The Vancouver Observer
- Type: Daily news website and blog
- Format: Online newspaper
- Owner: Observer Media Group
- Editor-in-chief: Linda Solomon Wood
- Founded: 2006
- Language: English
- City: Vancouver, British Columbia
- Country: Canada
- Website: www.vancouverobserver.com

= The Vancouver Observer =

Canadian news websites

The Vancouver Observer is an independent online newspaper. The site was founded in 2006 by journalist Linda Solomon as an online platform for Vancouver bloggers, writers, reporters, photographers and filmmakers. Novelist Ruth Ozeki was involved in the early stages of the site as an adviser. The Vancouver Observer covers local politics, arts, the environment, technology, health, nutrition, and other topics. It also provides online events listings and a forum for individuals to upload their own stories. The Observer also has a YouTube channel, which features interviews and mini-documentaries.

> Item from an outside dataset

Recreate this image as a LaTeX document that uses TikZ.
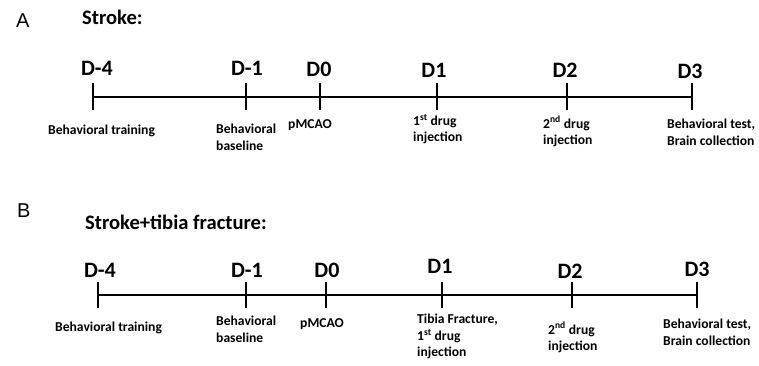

==Awards and recognition==
The Vancouver Observer won the Canadian Journalism Foundation Excellence in Journalism Award in June 2014 for local/regional reporting. Finalists in the category included Global Calgary and CBC Edmonton. Vancouver Observer reporter Matthew Millar broke the story about Canada's Security Intelligence Review Committee chair Chuck Strahl working as a registered lobbyist for Enbridge, resulting in his resignation. The Vancouver Observer also broke a story about Canada's National Energy Board, a federal energy regulator, coordinating with police for monitoring of environmental advocates involved in the joint review panel hearings on the Enbridge Northern Gateway pipeline proposal. At the award ceremony, Vancouver Observer publisher Linda Solomon announced the upcoming launch of a national news site, the National Observer, with a focus on energy and federal politics.

The Vancouver Observer won first place in Masthead's 2010 Canadian Online Publishing Awards green division for best online-only articles for its "Lost Canadians" series, by Darren Fleet and Megan Stewart, who were both completing their master's degrees at University of British Columbia Journalism School at the time. The Vancouver Observer was also a finalist in three categories in the 2011 Awards: Best Overall Website, Best Online-Only Articles, and Best Newsletter.

==Canada's National Observer==
Canada's National Observer, launched in 2015, is the national offshoot of The Vancouver Observer. The site was founded through a Kickstarter campaign.